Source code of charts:

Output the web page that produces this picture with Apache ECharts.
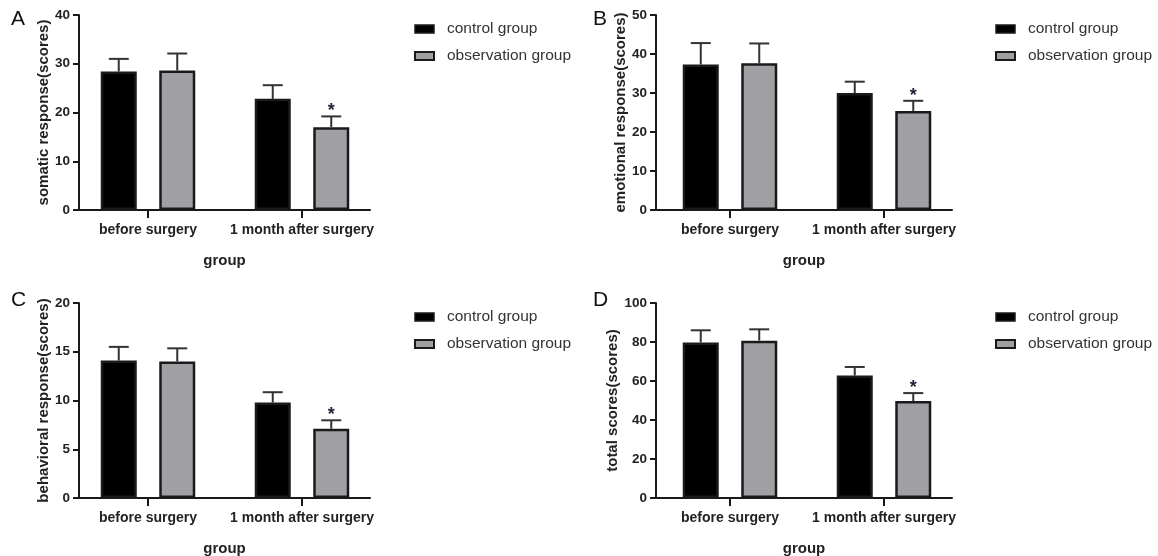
<!DOCTYPE html>
<html>
<head>
<meta charset="utf-8">
<script src="https://cdn.jsdelivr.net/npm/echarts@6/dist/echarts.min.js"></script>
<style>html,body{margin:0;padding:0;background:#fff}#c{width:1158px;height:556px}</style>
</head>
<body>
<div id="c"></div>
<script>
// ---- data ----
const categories = ['before surgery', '1 month after surgery'];
const seriesNames = ['control group', 'observation group'];
const panelLetters = ['A', 'B', 'C', 'D'];
const yTitles = ['somatic response(scores)', 'emotional response(scores)', 'behavioral response(scores)', 'total scores(scores)'];
const yMax = [40, 50, 20, 100];
const yInterval = [10, 10, 5, 20];
const controlMeanA = [28.4, 22.8], controlSdA = [2.6, 2.8];
const observMeanA = [28.6, 17.0], observSdA = [3.5, 2.2];
const controlMeanB = [37.3, 30.0], controlSdB = [5.5, 2.9];
const observMeanB = [37.6, 25.4], observSdB = [5.1, 2.6];
const controlMeanC = [14.1, 9.8], controlSdC = [1.4, 1.05];
const observMeanC = [14.0, 7.1], observSdC = [1.35, 0.87];
const controlMeanD = [79.8, 62.8], controlSdD = [6.2, 4.4];
const observMeanD = [80.7, 49.7], observSdD = [5.8, 4.1];
const significant = [false, true]; // star on observation group

const panels = [
  [controlMeanA, controlSdA, observMeanA, observSdA],
  [controlMeanB, controlSdB, observMeanB, observSdB],
  [controlMeanC, controlSdC, observMeanC, observSdC],
  [controlMeanD, controlSdD, observMeanD, observSdD]
];

// ---- layout ----
const FONT = 'Liberation Sans, Arial, sans-serif';
const frameLeft = [79, 656, 79, 656];
const frameWidth = [291, 296, 291, 296];
const barsLeft = [71, 653, 71, 653];
const barsWidth = [308, 308, 308, 308];
const gridTop = [15, 15, 303, 303];
const gridHeight = 195;
const legendLeft = [414, 995, 414, 995];
const legendTop = [21, 21, 309, 309];
const letterPos = [[11, 9], [593, 9], [11, 290], [593, 290]];
const BAR_W = 36, BAR_GAP = 22.5;
const GRAY = '#a0a0a4';
const EDGE = '#1a1a1a';

const chart = echarts.init(document.getElementById('c'), null, {renderer: 'canvas'});
const option = {
  animation: false,
  backgroundColor: '#fff',
  title: [], grid: [], xAxis: [], yAxis: [], legend: [], series: []
};

panels.forEach((p, i) => {
  option.title.push({text: panelLetters[i], left: letterPos[i][0], top: letterPos[i][1], padding: 0,
    textStyle: {fontFamily: FONT, fontSize: 21, fontWeight: 'normal', color: '#111'}});
  option.grid.push({left: frameLeft[i], top: gridTop[i], width: frameWidth[i], height: gridHeight,
    containLabel: false, outerBoundsMode: 'none'});
  option.grid.push({left: barsLeft[i], top: gridTop[i], width: barsWidth[i], height: gridHeight,
    containLabel: false, outerBoundsMode: 'none'});
  const gF = 2 * i, gB = 2 * i + 1;
  option.xAxis.push({gridIndex: gF, type: 'value', min: 0, max: 1,
    axisLine: {show: true, onZero: false, lineStyle: {color: EDGE, width: 2}}, axisTick: {show: false},
    axisLabel: {show: false}, splitLine: {show: false},
    name: 'group', nameLocation: 'middle', nameGap: 43,
    nameTextStyle: {fontFamily: FONT, fontSize: 15, fontWeight: 'bold', color: '#222'}});
  option.xAxis.push({gridIndex: gB, type: 'category', data: categories,
    axisLine: {show: false},
    axisTick: {show: true, alignWithLabel: true, interval: 0, length: 8, lineStyle: {color: EDGE, width: 2}},
    axisLabel: {interval: 0, fontFamily: FONT, fontSize: 14, fontWeight: 'bold', color: '#222', margin: 13},
    splitLine: {show: false}});
  option.yAxis.push({gridIndex: gF, type: 'value', min: 0, max: yMax[i], interval: yInterval[i],
    axisLine: {show: true, onZero: false, lineStyle: {color: EDGE, width: 2}},
    axisTick: {show: true, length: 6, lineStyle: {color: EDGE, width: 2}},
    axisLabel: {fontFamily: FONT, fontSize: 13.5, fontWeight: 'bold', color: '#222', margin: 9},
    splitLine: {show: false},
    name: yTitles[i], nameLocation: 'middle', nameGap: 26, nameRotate: 90,
    nameTextStyle: {fontFamily: FONT, fontSize: 15, fontWeight: 'bold', color: '#222'}});
  option.yAxis.push({gridIndex: gB, type: 'value', min: 0, max: yMax[i], interval: yInterval[i], show: false});
  const xi = 2 * i + 1, yi = 2 * i + 1;
  const means = [p[0], p[2]], sds = [p[1], p[3]];
  means.forEach((m, s) => {
    option.series.push({type: 'bar', name: seriesNames[s], xAxisIndex: xi, yAxisIndex: yi,
      data: m, barWidth: BAR_W, barGap: (BAR_GAP / BAR_W * 100) + '%',
      itemStyle: {color: s === 0 ? '#000' : GRAY, borderColor: EDGE, borderWidth: 2.5},
      z: 2});
    const offset = (s === 0 ? -1 : 1) * (BAR_W + BAR_GAP) / 2;
    option.series.push({type: 'custom', name: seriesNames[s] + ' SD', xAxisIndex: xi, yAxisIndex: yi,
      data: m.map((v, k) => [k, v, sds[s][k], (s === 1 && significant[k]) ? 1 : 0]),
      z: 3,
      renderItem: (params, api) => {
        const k = api.value(0), mean = api.value(1), sd = api.value(2);
        const x = api.coord([k, mean])[0] + offset;
        const yb = api.coord([k, mean])[1];
        const yt = api.coord([k, mean + sd])[1];
        const children = [
          {type: 'line', shape: {x1: x, y1: yb, x2: x, y2: yt}, style: {stroke: '#333', lineWidth: 2}},
          {type: 'line', shape: {x1: x - 10, y1: yt, x2: x + 10, y2: yt}, style: {stroke: '#333', lineWidth: 2}}
        ];
        if (api.value(3) === 1) {
          children.push({type: 'text', style: {text: '*', x: x, y: yt + 4, textAlign: 'center', textVerticalAlign: 'bottom',
            fontSize: 18, fontWeight: 'bold', fontFamily: FONT, fill: '#1c2238'}});
        }
        return {type: 'group', children};
      }});
  });
  option.legend.push({orient: 'vertical', left: legendLeft[i], top: legendTop[i], padding: 0,
    itemWidth: 19, itemHeight: 8, itemGap: 11,
    textStyle: {fontFamily: FONT, fontSize: 15.5, color: '#333', padding: [0, 0, 0, 8]},
    data: [
      {name: seriesNames[0], icon: 'rect', itemStyle: {color: '#000', borderColor: EDGE, borderWidth: 1.5}},
      {name: seriesNames[1], icon: 'rect', itemStyle: {color: GRAY, borderColor: EDGE, borderWidth: 2}}
    ]});
});

chart.setOption(option);
</script>
</body>
</html>
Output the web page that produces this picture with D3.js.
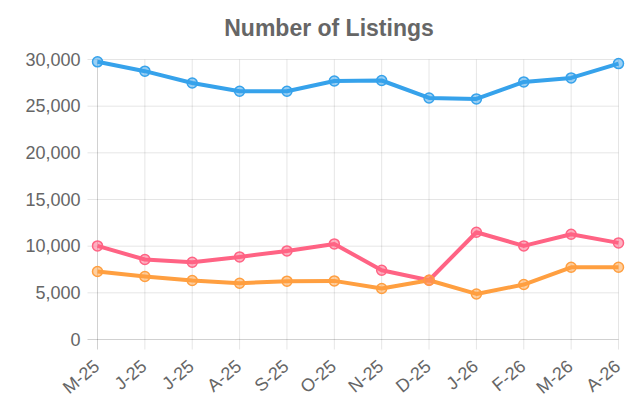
<!DOCTYPE html>
<html><head><meta charset="utf-8">
<script src="https://cdn.jsdelivr.net/npm/d3@7"></script>
<style>body{margin:0;background:#fff}svg{display:block}</style>
</head><body>
<svg id="c" width="633" height="401"></svg>
<script>
const categories = ["M-25","J-25","J-25","A-25","S-25","O-25","N-25","D-25","J-26","F-26","M-26","A-26"];
const blueValues = [29750,28750,27480,26600,26600,27700,27750,25880,25780,27600,28030,29560];
const redValues = [10030,8570,8280,8850,9490,10240,7420,6350,11490,10030,11280,10350];
const orangeValues = [7280,6750,6320,6030,6250,6280,5460,6350,4880,5890,7740,7740];
const yTicks = [0,5000,10000,15000,20000,25000,30000];
const title = "Number of Listings";

const series = [
  {values: blueValues, color: "rgb(54,162,235)"},
  {values: redValues, color: "rgb(255,99,132)"},
  {values: orangeValues, color: "rgb(255,159,64)"}
];

const svg = d3.select("#c");
const L = 97.5, R = 618.5, T = 59.5, B = 339.5;
const x = d3.scalePoint().domain(d3.range(categories.length)).range([L, R]);
const y = d3.scaleLinear().domain([0, 30000]).range([B, T]);
const font = "'Liberation Sans', Arial, Helvetica, sans-serif";

// grid horizontal
svg.append("g").selectAll("line").data(yTicks).join("line")
  .attr("x1", L - 10).attr("x2", R).attr("y1", d => y(d)).attr("y2", d => y(d))
  .attr("stroke", d => d === 0 ? "rgba(0,0,0,0.18)" : "rgba(0,0,0,0.1)").attr("stroke-width", 1);
// grid vertical
svg.append("g").selectAll("line").data(d3.range(categories.length)).join("line")
  .attr("x1", d => x(d)).attr("x2", d => x(d)).attr("y1", T).attr("y2", B + 10)
  .attr("stroke", d => d === 0 ? "rgba(0,0,0,0.18)" : "rgba(0,0,0,0.1)").attr("stroke-width", 1);

// y labels
svg.append("g").selectAll("text").data(yTicks).join("text")
  .attr("x", L - 17).attr("y", d => y(d)).attr("dy", "0.35em")
  .attr("text-anchor", "end").attr("fill", "#666")
  .style("font-family", font).style("font-size", "18px")
  .text(d => d3.format(",")(d));

// x labels
svg.append("g").selectAll("text").data(categories).join("text")
  .attr("transform", (d, i) => `translate(${x(i) - 1},${B + 24}) rotate(-40)`)
  .attr("text-anchor", "end").attr("dy", "0.35em").attr("fill", "#666")
  .style("font-family", font).style("font-size", "18px")
  .text(d => d);

// lines
const line = d3.line().x((d, i) => x(i)).y(d => y(d));
series.forEach(s => {
  svg.append("path").datum(s.values).attr("d", line)
    .attr("fill", "none").attr("stroke", s.color).attr("stroke-width", 4)
    .attr("stroke-linejoin", "round");
});
series.forEach(s => {
  svg.append("g").selectAll("circle").data(s.values).join("circle")
    .attr("cx", (d, i) => x(i)).attr("cy", d => y(d)).attr("r", 5)
    .attr("fill", s.color.replace("rgb", "rgba").replace(")", ",0.5)"))
    .attr("stroke", s.color).attr("stroke-width", 1.5);
});

// title
svg.append("text").attr("x", 329).attr("y", 36).attr("text-anchor", "middle")
  .attr("fill", "#666").style("font-family", font).style("font-size", "23px").style("font-weight", "bold")
  .text(title);
</script>
</body></html>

Job
Write out each line of the data that holds the string "picture".

Output of the exercise
Output the web page that produces this picture with Apache ECharts.
Output the web page that produces this picture with D3.js.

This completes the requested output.